The MSCI currency index has slipped 0.1 percent this month as equities gained 1.5 percent. While growing wagers for a Fed interest-rate increase are boosting the dollar and undermining the outlook for emerging-market exchange rates, the rebound in oil and other commodities as well as improving economic and corporate earnings prospects have supported stocks. Analysts increased their profit projections for companies in the MSCI Emerging Markets Index by the most since 2011 in the third quarter.

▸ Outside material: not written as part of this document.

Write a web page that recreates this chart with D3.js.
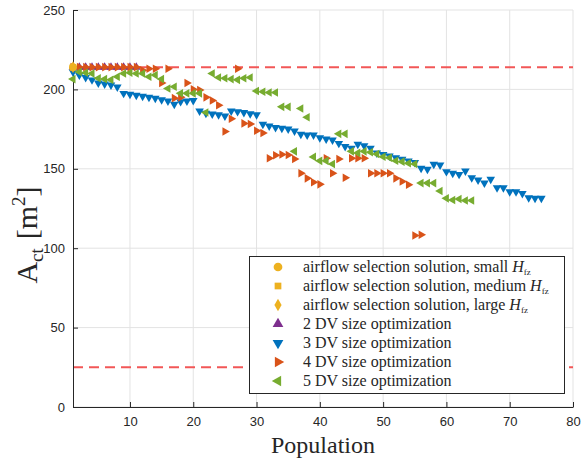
<!DOCTYPE html>
<html><head><meta charset="utf-8">
<script src="https://cdn.jsdelivr.net/npm/d3@7"></script>
<style>body{margin:0;background:#fff}</style>
</head><body><svg id="c" width="586" height="464"></svg>
<script>
const xTicks = [10,20,30,40,50,60,70,80];
const yTicks = [0,50,100,150,200,250];
const refLines = [214, 25];
const airflowSmall = [[1,214]];
const airflowMedium = [[1,214]];
const airflowLarge = [[1,214]];
const dv2 = [214,214,214,214,214,214,214,214,214,214,214];
const dv3 = [211,209,207.5,206,204,203.4,202.8,201.5,197.5,197,196.3,195.7,195,194.4,193.5,192.7,190.6,192.3,192.7,193,
  186.4,185,184.5,184,183.2,186.4,186,185.4,184.7,184,178,177,176,175.5,175,173.8,171.7,171.3,171.3,169.6,
  168.8,168.1,166,164,163,165.4,164.6,163,160,159,158,157,156,155,154,150.3,149.7,152.8,152.4,148.2,
  147.2,146.5,148.6,144.3,143,141,143.4,138,138,135.6,135.6,134.5,131.8,131.4,131.4];
const dv4 = [214,214,214,214,214,214,214,214,214,214,214,212,213,213,204,213,194.5,195,204,200,
  199.6,195,193,190,173.5,181.5,213,178.6,178.2,174,172.5,156.6,158.5,159,158.7,156.2,147.2,144,141.5,140.2,
  156.6,147.2,156.2,144.4,156.6,156.6,156.6,147.2,147.2,147.2,147.2,144,142,140,108,108.5];
const dv5 = [206.5,211,210.5,210,207,206.5,206,208,210,210.5,210,210,208,209,206.5,200.6,201.7,197.5,197.5,197.5,
  197.5,185.5,210,207.5,207,206.5,206,207,207.5,199,198.5,198,198,189,189,161,188,182.5,157.5,155,
  155,153,172,172,161,160,161,160.4,159.3,157.6,157,155.1,154.5,153.5,153,141,141,141,136,131.4,
  130.4,131,130,130];
const legendLabels = [
  ["airflow selection solution, small ", true],
  ["airflow selection solution, medium ", true],
  ["airflow selection solution, large ", true],
  ["2 DV size optimization", false],
  ["3 DV size optimization", false],
  ["4 DV size optimization", false],
  ["5 DV size optimization", false]
];

const W=586,H=464, L=73, R=573, T=10, B=407;
const svg = d3.select("#c");
const x = d3.scaleLinear().domain([1,80]).range([L,R]);
const y = d3.scaleLinear().domain([0,250]).range([B,T]);
const axisCol="#262626", tickFont="'Liberation Sans', Arial, sans-serif", serif="'Liberation Serif', 'DejaVu Serif', serif";

// grid
const g = svg.append("g");
g.selectAll(".gx").data(xTicks).join("line").attr("x1",d=>x(d)).attr("x2",d=>x(d)).attr("y1",B).attr("y2",T)
  .attr("stroke","#e3e3e3").attr("stroke-width",1);
g.selectAll(".gy").data(yTicks).join("line").attr("y1",d=>y(d)).attr("y2",d=>y(d)).attr("x1",L).attr("x2",R)
  .attr("stroke","#e3e3e3").attr("stroke-width",1);

// reference lines
svg.selectAll(".ref").data(refLines).join("line").attr("x1",L).attr("x2",R).attr("y1",d=>y(d)).attr("y2",d=>y(d))
  .attr("stroke","#f25757").attr("stroke-width",2).attr("stroke-dasharray","10,6");

// axes
const xa = svg.append("g").attr("transform",`translate(0,${B})`)
  .call(d3.axisBottom(x).tickValues(xTicks).tickSizeInner(-5).tickSizeOuter(0).tickPadding(10));
const ya = svg.append("g").attr("transform",`translate(${L},0)`)
  .call(d3.axisLeft(y).tickValues(yTicks).tickSizeInner(-5).tickSizeOuter(0).tickPadding(8));
[xa,ya].forEach(a=>{
  a.select(".domain").attr("stroke",axisCol);
  a.selectAll(".tick line").attr("stroke",axisCol);
  a.selectAll("text").attr("fill",axisCol).style("font-family",tickFont).style("font-size","13px");
});

// markers
const sym = (type,size)=>d3.symbol().type(type).size(size)();
const tri = sym(d3.symbolTriangle, 32);
function drawSeries(data, color, rot){
  svg.append("g").selectAll("path").data(data).join("path")
    .attr("d",tri).attr("fill",color)
    .attr("transform",(d,i)=>`translate(${x(i+1)},${y(d)}) rotate(${rot})`);
}
const cBlue="#0072BD", cOrange="#D95319", cYellow="#EDB120", cPurple="#7E2F8E", cGreen="#77AC30";
drawSeries(dv2,cPurple,0);
drawSeries(dv3,cBlue,180);
drawSeries(dv4,cOrange,90);
drawSeries(dv5,cGreen,-90);
const af = svg.append("g");
af.selectAll(".s").data(airflowLarge).join("path").attr("d",sym(d3.symbolDiamond,40)).attr("fill",cYellow)
  .attr("transform",d=>`translate(${x(d[0])},${y(d[1])})`);
af.selectAll(".m").data(airflowMedium).join("path").attr("d",sym(d3.symbolSquare,40)).attr("fill",cYellow)
  .attr("transform",d=>`translate(${x(d[0])},${y(d[1])})`);
af.selectAll(".c").data(airflowSmall).join("path").attr("d",sym(d3.symbolCircle,50)).attr("fill",cYellow)
  .attr("transform",d=>`translate(${x(d[0])},${y(d[1])})`);

// axis labels
const yl = svg.append("text").attr("transform","translate(37,235) rotate(-90)").attr("text-anchor","middle")
  .style("font-family",serif).style("font-size","30px").attr("fill",axisCol);
yl.append("tspan").text("A");
yl.append("tspan").text("ct").attr("dy",6).style("font-size","19px");
yl.append("tspan").text("[m").attr("dy",-6).attr("dx",9);
yl.append("tspan").text("2").attr("dy",-12).style("font-size","19px");
yl.append("tspan").text("]").attr("dy",12);
svg.append("text").attr("x",323).attr("y",453).attr("text-anchor","middle").style("font-family",serif)
  .style("font-size","24px").attr("fill",axisCol).text("Population");

// legend
const lg = svg.append("g");
lg.append("rect").attr("x",249.5).attr("y",256.5).attr("width",315).attr("height",137).attr("fill","#fff")
  .attr("stroke",axisCol).attr("stroke-width",1);
const legSyms = [
  [sym(d3.symbolCircle,60),cYellow,0],[sym(d3.symbolSquare,45),cYellow,0],[sym(d3.symbolDiamond,45),cYellow,0],
  [sym(d3.symbolTriangle,50),cPurple,0],[sym(d3.symbolTriangle,50),cBlue,180],[sym(d3.symbolTriangle,50),cOrange,90],
  [sym(d3.symbolTriangle,50),cGreen,-90]];
legendLabels.forEach((l,i)=>{
  const yy = 267 + i*19;
  lg.append("path").attr("d",legSyms[i][0]).attr("fill",legSyms[i][1])
    .attr("transform",`translate(278,${yy}) rotate(${legSyms[i][2]})`);
  const t = lg.append("text").attr("x",303).attr("y",yy+4.5).style("font-family",serif).style("font-size","16px").attr("fill",axisCol);
  t.append("tspan").text(l[0]);
  if(l[1]){ t.append("tspan").text("H").style("font-style","italic");
    t.append("tspan").text("fz").attr("dy",3).style("font-size","9px"); }
});
</script></body></html>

U.S. exchange-traded funds that invest in emerging markets received a net $817 million in the past five days, taking inflows this year to almost $26 billion, according to data compiled by Bloomberg. Even so, stock volatility has increased in the past two months as investors watch the campaign for U.S. presidential elections on Nov. 8, with concern that a victory for the Republican nominee Donald Trump may endanger multinational trade pacts.

Currencies

South Africa’s rand declined 1.3 percent. The Romanian leu slipped 0.9 percent in the second-worst performance. The Indian rupee fell 0.3 percent. Brazil’s real lost 0.1 percent.

The ruble rose 0.5 percent, pushing it’s two-day gain to 0.9 percent. Oil, Russia’s biggest export, rallied 1.3 percent to $52.51 a barrel in London.

The premium investors demand to own emerging-market sovereign bonds over U.S. Treasuries was little changed at 329 basis points, according to JPMorgan Chase & Co. indexes.

South African government bonds due 2026 fell, sending yields six basis points higher to 8.7 percent. The rate has increased 14 basis points in the past two days.

The MSCI Emerging Markets Index rose 0.2 percent to 917.04. A 1.6 percent gain in energy stocks helped offset declines in industries from health care to utilities and telecommunications.

The Hang Seng China Enterprises Index added 1.4 percent in Hong Kong. Oil-related companies dominated the market, with PetroChina Co. reaching a four-month high and China Shenhua Energy Co. advancing to the strongest close since July last year.

South Korea’s Kospi index rose 0.6 percent. Samsung Electronics Co. jumped 4.5 percent after the company was urged by activist investor Elliott Management Corp. to restructure its business.